>> Begin

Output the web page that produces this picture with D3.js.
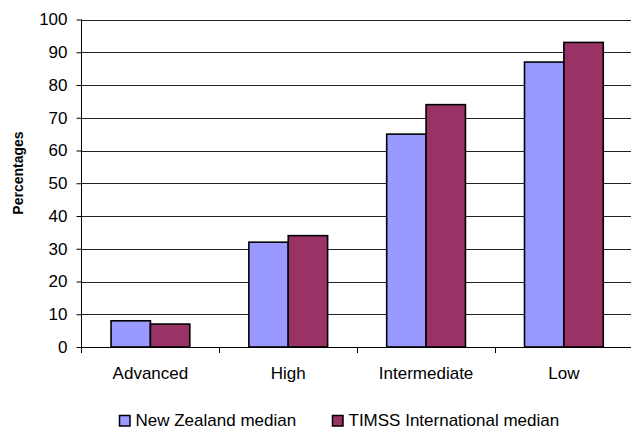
<!DOCTYPE html>
<html>
<head>
<meta charset="utf-8">
<script src="https://cdn.jsdelivr.net/npm/d3@7"></script>
<style>
  html, body { margin: 0; padding: 0; background: #fff; }
  svg { display: block; font-family: "Liberation Sans", Arial, sans-serif; }
</style>
</head>
<body>
<svg id="chart" width="631" height="430"></svg>
<script>
// Benchmark levels and the percentage of students reaching each one
const categories = ["Advanced", "High", "Intermediate", "Low"];
const seriesNames = ["New Zealand median", "TIMSS International median"];
const nzValues = [8, 32, 65, 87];
const intlValues = [7, 34, 74, 93];
const yTicks = [0, 10, 20, 30, 40, 50, 60, 70, 80, 90, 100];
const seriesColors = ["#9999FF", "#993366"];

const svg = d3.select("#chart");
const plotLeft = 81.5, plotRight = 632.8, plotTop = 19.5, plotBottom = 347;

const x = d3.scaleBand().domain(categories).range([plotLeft, plotRight]).paddingInner(0).paddingOuter(0);
const y = d3.scaleLinear().domain([0, 100]).range([plotBottom, plotTop]);

// gap between groups is 150% of a bar width: category = 2 bars + 1.5 bars
const barW = x.bandwidth() / 3.5;
const x1 = d3.scaleBand().domain(seriesNames).range([0, barW * 2]);

// horizontal gridlines
svg.append("g")
  .selectAll("line")
  .data(yTicks.filter(d => d > 0))
  .join("line")
  .attr("x1", plotLeft).attr("x2", 631)
  .attr("y1", d => Math.round(y(d)) + 0.5)
  .attr("y2", d => Math.round(y(d)) + 0.5)
  .attr("stroke", "#222").attr("stroke-width", 1);

// bars
const rows = categories.map((c, i) => ({ cat: c, vals: [nzValues[i], intlValues[i]] }));
const groups = svg.append("g")
  .selectAll("g")
  .data(rows)
  .join("g")
  .attr("transform", d => `translate(${x(d.cat) + x.bandwidth() / 2 - barW},0)`);

groups.selectAll("rect")
  .data(d => d.vals.map((v, j) => ({ name: seriesNames[j], v, j })))
  .join("rect")
  .attr("x", d => x1(d.name))
  .attr("width", barW)
  .attr("y", d => y(d.v))
  .attr("height", d => plotBottom - y(d.v))
  .attr("fill", d => seriesColors[d.j])
  .attr("stroke", "#000")
  .attr("stroke-width", 1.6);

// y axis
const yAxis = d3.axisLeft(y).tickValues(yTicks).tickSize(5).tickPadding(9);
const gy = svg.append("g").attr("transform", `translate(${plotLeft},0)`).call(yAxis);
gy.select(".domain").attr("d", `M0,${plotTop}V${plotBottom + 6}`).attr("stroke", "#000");
gy.selectAll(".tick line").attr("stroke", "#000");
gy.selectAll(".tick text").attr("font-size", 17).attr("fill", "#000")
  .attr("font-family", "Liberation Sans, Arial, sans-serif");

// x axis baseline with ticks at category boundaries
svg.append("line")
  .attr("x1", plotLeft).attr("x2", 631)
  .attr("y1", plotBottom + 0.5).attr("y2", plotBottom + 0.5)
  .attr("stroke", "#000");
svg.append("g")
  .selectAll("line")
  .data(categories.slice(1))
  .join("line")
  .attr("x1", d => Math.round(x(d)) + 0.5).attr("x2", d => Math.round(x(d)) + 0.5)
  .attr("y1", plotBottom).attr("y2", plotBottom + 6)
  .attr("stroke", "#000");

// category labels
svg.append("g")
  .selectAll("text")
  .data(categories)
  .join("text")
  .attr("x", d => x(d) + x.bandwidth() / 2)
  .attr("y", 379)
  .attr("text-anchor", "middle")
  .attr("font-size", 17)
  .attr("fill", "#000")
  .text(d => d);

// y axis title
svg.append("text")
  .attr("transform", "translate(23,173) rotate(-90)")
  .attr("text-anchor", "middle")
  .attr("font-size", 14)
  .attr("font-weight", "bold")
  .attr("fill", "#000")
  .text("Percentages");

// legend
const legendX = [119.5, 332.5];
const legend = svg.append("g")
  .selectAll("g")
  .data(seriesNames)
  .join("g")
  .attr("transform", (d, i) => `translate(${legendX[i]},415.5)`);
legend.append("rect")
  .attr("width", 10.5).attr("height", 10.5)
  .attr("fill", (d, i) => seriesColors[i])
  .attr("stroke", "#000").attr("stroke-width", 1.5);
legend.append("text")
  .attr("x", 16).attr("y", 10.5)
  .attr("font-size", 17)
  .attr("fill", "#000")
  .text(d => d);
</script>
</body>
</html>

>> End

What to work on:
Reproduce every line exactly and omit all pictures.

Result of the task:
Output the web page that produces this picture with D3.js.
<!DOCTYPE html>
<html>
<head>
<meta charset="utf-8">
<script src="https://cdn.jsdelivr.net/npm/d3@7"></script>
<style>
  html, body { margin: 0; padding: 0; background: #fff; }
  svg { display: block; font-family: "Liberation Sans", Arial, sans-serif; }
</style>
</head>
<body>
<svg id="chart" width="631" height="430"></svg>
<script>
// Benchmark levels and the percentage of students reaching each one
const categories = ["Advanced", "High", "Intermediate", "Low"];
const seriesNames = ["New Zealand median", "TIMSS International median"];
const nzValues = [8, 32, 65, 87];
const intlValues = [7, 34, 74, 93];
const yTicks = [0, 10, 20, 30, 40, 50, 60, 70, 80, 90, 100];
const seriesColors = ["#9999FF", "#993366"];

const svg = d3.select("#chart");
const plotLeft = 81.5, plotRight = 632.8, plotTop = 19.5, plotBottom = 347;

const x = d3.scaleBand().domain(categories).range([plotLeft, plotRight]).paddingInner(0).paddingOuter(0);
const y = d3.scaleLinear().domain([0, 100]).range([plotBottom, plotTop]);

// gap between groups is 150% of a bar width: category = 2 bars + 1.5 bars
const barW = x.bandwidth() / 3.5;
const x1 = d3.scaleBand().domain(seriesNames).range([0, barW * 2]);

// horizontal gridlines
svg.append("g")
  .selectAll("line")
  .data(yTicks.filter(d => d > 0))
  .join("line")
  .attr("x1", plotLeft).attr("x2", 631)
  .attr("y1", d => Math.round(y(d)) + 0.5)
  .attr("y2", d => Math.round(y(d)) + 0.5)
  .attr("stroke", "#222").attr("stroke-width", 1);

// bars
const rows = categories.map((c, i) => ({ cat: c, vals: [nzValues[i], intlValues[i]] }));
const groups = svg.append("g")
  .selectAll("g")
  .data(rows)
  .join("g")
  .attr("transform", d => `translate(${x(d.cat) + x.bandwidth() / 2 - barW},0)`);

groups.selectAll("rect")
  .data(d => d.vals.map((v, j) => ({ name: seriesNames[j], v, j })))
  .join("rect")
  .attr("x", d => x1(d.name))
  .attr("width", barW)
  .attr("y", d => y(d.v))
  .attr("height", d => plotBottom - y(d.v))
  .attr("fill", d => seriesColors[d.j])
  .attr("stroke", "#000")
  .attr("stroke-width", 1.6);

// y axis
const yAxis = d3.axisLeft(y).tickValues(yTicks).tickSize(5).tickPadding(9);
const gy = svg.append("g").attr("transform", `translate(${plotLeft},0)`).call(yAxis);
gy.select(".domain").attr("d", `M0,${plotTop}V${plotBottom + 6}`).attr("stroke", "#000");
gy.selectAll(".tick line").attr("stroke", "#000");
gy.selectAll(".tick text").attr("font-size", 17).attr("fill", "#000")
  .attr("font-family", "Liberation Sans, Arial, sans-serif");

// x axis baseline with ticks at category boundaries
svg.append("line")
  .attr("x1", plotLeft).attr("x2", 631)
  .attr("y1", plotBottom + 0.5).attr("y2", plotBottom + 0.5)
  .attr("stroke", "#000");
svg.append("g")
  .selectAll("line")
  .data(categories.slice(1))
  .join("line")
  .attr("x1", d => Math.round(x(d)) + 0.5).attr("x2", d => Math.round(x(d)) + 0.5)
  .attr("y1", plotBottom).attr("y2", plotBottom + 6)
  .attr("stroke", "#000");

// category labels
svg.append("g")
  .selectAll("text")
  .data(categories)
  .join("text")
  .attr("x", d => x(d) + x.bandwidth() / 2)
  .attr("y", 379)
  .attr("text-anchor", "middle")
  .attr("font-size", 17)
  .attr("fill", "#000")
  .text(d => d);

// y axis title
svg.append("text")
  .attr("transform", "translate(23,173) rotate(-90)")
  .attr("text-anchor", "middle")
  .attr("font-size", 14)
  .attr("font-weight", "bold")
  .attr("fill", "#000")
  .text("Percentages");

// legend
const legendX = [119.5, 332.5];
const legend = svg.append("g")
  .selectAll("g")
  .data(seriesNames)
  .join("g")
  .attr("transform", (d, i) => `translate(${legendX[i]},415.5)`);
legend.append("rect")
  .attr("width", 10.5).attr("height", 10.5)
  .attr("fill", (d, i) => seriesColors[i])
  .attr("stroke", "#000").attr("stroke-width", 1.5);
legend.append("text")
  .attr("x", 16).attr("y", 10.5)
  .attr("font-size", 17)
  .attr("fill", "#000")
  .text(d => d);
</script>
</body>
</html>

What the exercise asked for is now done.